**Directions:**
The records should be written out in full, with nothing altered.

[Plotting code records]
- - - - - - -

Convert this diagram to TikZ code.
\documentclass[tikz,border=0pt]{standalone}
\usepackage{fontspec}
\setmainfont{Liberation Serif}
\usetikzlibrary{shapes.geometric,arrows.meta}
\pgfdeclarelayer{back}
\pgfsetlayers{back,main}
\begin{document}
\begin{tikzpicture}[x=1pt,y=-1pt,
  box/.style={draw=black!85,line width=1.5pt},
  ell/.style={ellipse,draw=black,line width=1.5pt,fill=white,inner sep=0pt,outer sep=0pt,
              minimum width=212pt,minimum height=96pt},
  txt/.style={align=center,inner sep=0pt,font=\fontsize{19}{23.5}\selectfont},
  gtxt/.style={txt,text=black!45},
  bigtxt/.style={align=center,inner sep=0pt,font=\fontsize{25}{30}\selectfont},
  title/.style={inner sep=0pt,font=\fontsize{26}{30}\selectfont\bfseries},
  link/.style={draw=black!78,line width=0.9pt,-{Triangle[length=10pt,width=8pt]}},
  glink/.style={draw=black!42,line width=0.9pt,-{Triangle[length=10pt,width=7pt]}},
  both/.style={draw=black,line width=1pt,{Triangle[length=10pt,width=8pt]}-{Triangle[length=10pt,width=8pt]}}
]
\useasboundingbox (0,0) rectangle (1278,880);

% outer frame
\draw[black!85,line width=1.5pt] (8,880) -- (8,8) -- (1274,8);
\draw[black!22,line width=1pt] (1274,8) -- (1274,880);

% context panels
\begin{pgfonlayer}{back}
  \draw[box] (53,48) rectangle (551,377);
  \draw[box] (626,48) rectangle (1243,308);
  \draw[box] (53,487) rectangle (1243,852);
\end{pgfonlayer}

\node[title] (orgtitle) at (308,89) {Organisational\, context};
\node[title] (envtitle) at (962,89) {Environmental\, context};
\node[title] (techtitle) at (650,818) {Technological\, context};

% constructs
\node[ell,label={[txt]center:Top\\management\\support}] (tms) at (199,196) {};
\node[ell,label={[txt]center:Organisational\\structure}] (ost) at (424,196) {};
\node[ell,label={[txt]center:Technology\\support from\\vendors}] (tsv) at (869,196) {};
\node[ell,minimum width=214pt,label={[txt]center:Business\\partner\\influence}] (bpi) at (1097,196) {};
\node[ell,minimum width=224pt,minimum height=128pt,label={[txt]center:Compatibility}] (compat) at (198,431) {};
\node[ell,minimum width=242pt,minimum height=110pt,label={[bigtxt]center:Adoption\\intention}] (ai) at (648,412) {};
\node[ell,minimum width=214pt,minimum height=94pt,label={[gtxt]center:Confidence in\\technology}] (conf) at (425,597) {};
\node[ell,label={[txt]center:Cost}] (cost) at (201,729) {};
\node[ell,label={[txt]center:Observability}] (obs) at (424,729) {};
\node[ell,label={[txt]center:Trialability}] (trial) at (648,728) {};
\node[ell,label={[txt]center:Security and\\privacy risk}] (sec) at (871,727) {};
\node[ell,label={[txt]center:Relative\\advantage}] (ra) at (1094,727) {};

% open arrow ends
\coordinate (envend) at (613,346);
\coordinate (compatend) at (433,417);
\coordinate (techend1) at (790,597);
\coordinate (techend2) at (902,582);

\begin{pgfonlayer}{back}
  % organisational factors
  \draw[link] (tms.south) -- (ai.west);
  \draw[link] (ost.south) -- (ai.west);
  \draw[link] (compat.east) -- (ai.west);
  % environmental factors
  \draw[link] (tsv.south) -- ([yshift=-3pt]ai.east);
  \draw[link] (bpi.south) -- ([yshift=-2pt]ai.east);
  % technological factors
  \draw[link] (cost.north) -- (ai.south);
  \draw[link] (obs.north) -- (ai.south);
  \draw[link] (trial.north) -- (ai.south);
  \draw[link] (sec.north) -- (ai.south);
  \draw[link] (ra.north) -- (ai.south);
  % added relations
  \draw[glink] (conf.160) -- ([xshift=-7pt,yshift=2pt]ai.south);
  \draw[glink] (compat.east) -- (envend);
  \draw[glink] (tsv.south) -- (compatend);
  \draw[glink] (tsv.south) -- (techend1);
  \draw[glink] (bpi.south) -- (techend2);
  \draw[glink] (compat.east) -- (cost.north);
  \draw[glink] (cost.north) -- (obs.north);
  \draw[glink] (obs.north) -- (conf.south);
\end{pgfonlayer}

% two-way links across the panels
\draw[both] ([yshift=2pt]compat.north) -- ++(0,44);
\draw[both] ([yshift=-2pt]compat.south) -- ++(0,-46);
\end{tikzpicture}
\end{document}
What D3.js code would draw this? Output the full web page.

- - - - - - -

**Task response:**
Convert this diagram to TikZ code.
\documentclass[tikz,border=0pt]{standalone}
\usepackage{fontspec}
\setmainfont{Liberation Serif}
\usetikzlibrary{shapes.geometric,arrows.meta}
\pgfdeclarelayer{back}
\pgfsetlayers{back,main}
\begin{document}
\begin{tikzpicture}[x=1pt,y=-1pt,
  box/.style={draw=black!85,line width=1.5pt},
  ell/.style={ellipse,draw=black,line width=1.5pt,fill=white,inner sep=0pt,outer sep=0pt,
              minimum width=212pt,minimum height=96pt},
  txt/.style={align=center,inner sep=0pt,font=\fontsize{19}{23.5}\selectfont},
  gtxt/.style={txt,text=black!45},
  bigtxt/.style={align=center,inner sep=0pt,font=\fontsize{25}{30}\selectfont},
  title/.style={inner sep=0pt,font=\fontsize{26}{30}\selectfont\bfseries},
  link/.style={draw=black!78,line width=0.9pt,-{Triangle[length=10pt,width=8pt]}},
  glink/.style={draw=black!42,line width=0.9pt,-{Triangle[length=10pt,width=7pt]}},
  both/.style={draw=black,line width=1pt,{Triangle[length=10pt,width=8pt]}-{Triangle[length=10pt,width=8pt]}}
]
\useasboundingbox (0,0) rectangle (1278,880);

% outer frame
\draw[black!85,line width=1.5pt] (8,880) -- (8,8) -- (1274,8);
\draw[black!22,line width=1pt] (1274,8) -- (1274,880);

% context panels
\begin{pgfonlayer}{back}
  \draw[box] (53,48) rectangle (551,377);
  \draw[box] (626,48) rectangle (1243,308);
  \draw[box] (53,487) rectangle (1243,852);
\end{pgfonlayer}

\node[title] (orgtitle) at (308,89) {Organisational\, context};
\node[title] (envtitle) at (962,89) {Environmental\, context};
\node[title] (techtitle) at (650,818) {Technological\, context};

% constructs
\node[ell,label={[txt]center:Top\\management\\support}] (tms) at (199,196) {};
\node[ell,label={[txt]center:Organisational\\structure}] (ost) at (424,196) {};
\node[ell,label={[txt]center:Technology\\support from\\vendors}] (tsv) at (869,196) {};
\node[ell,minimum width=214pt,label={[txt]center:Business\\partner\\influence}] (bpi) at (1097,196) {};
\node[ell,minimum width=224pt,minimum height=128pt,label={[txt]center:Compatibility}] (compat) at (198,431) {};
\node[ell,minimum width=242pt,minimum height=110pt,label={[bigtxt]center:Adoption\\intention}] (ai) at (648,412) {};
\node[ell,minimum width=214pt,minimum height=94pt,label={[gtxt]center:Confidence in\\technology}] (conf) at (425,597) {};
\node[ell,label={[txt]center:Cost}] (cost) at (201,729) {};
\node[ell,label={[txt]center:Observability}] (obs) at (424,729) {};
\node[ell,label={[txt]center:Trialability}] (trial) at (648,728) {};
\node[ell,label={[txt]center:Security and\\privacy risk}] (sec) at (871,727) {};
\node[ell,label={[txt]center:Relative\\advantage}] (ra) at (1094,727) {};

% open arrow ends
\coordinate (envend) at (613,346);
\coordinate (compatend) at (433,417);
\coordinate (techend1) at (790,597);
\coordinate (techend2) at (902,582);

\begin{pgfonlayer}{back}
  % organisational factors
  \draw[link] (tms.south) -- (ai.west);
  \draw[link] (ost.south) -- (ai.west);
  \draw[link] (compat.east) -- (ai.west);
  % environmental factors
  \draw[link] (tsv.south) -- ([yshift=-3pt]ai.east);
  \draw[link] (bpi.south) -- ([yshift=-2pt]ai.east);
  % technological factors
  \draw[link] (cost.north) -- (ai.south);
  \draw[link] (obs.north) -- (ai.south);
  \draw[link] (trial.north) -- (ai.south);
  \draw[link] (sec.north) -- (ai.south);
  \draw[link] (ra.north) -- (ai.south);
  % added relations
  \draw[glink] (conf.160) -- ([xshift=-7pt,yshift=2pt]ai.south);
  \draw[glink] (compat.east) -- (envend);
  \draw[glink] (tsv.south) -- (compatend);
  \draw[glink] (tsv.south) -- (techend1);
  \draw[glink] (bpi.south) -- (techend2);
  \draw[glink] (compat.east) -- (cost.north);
  \draw[glink] (cost.north) -- (obs.north);
  \draw[glink] (obs.north) -- (conf.south);
\end{pgfonlayer}

% two-way links across the panels
\draw[both] ([yshift=2pt]compat.north) -- ++(0,44);
\draw[both] ([yshift=-2pt]compat.south) -- ++(0,-46);
\end{tikzpicture}
\end{document}
What D3.js code would draw this? Output the full web page.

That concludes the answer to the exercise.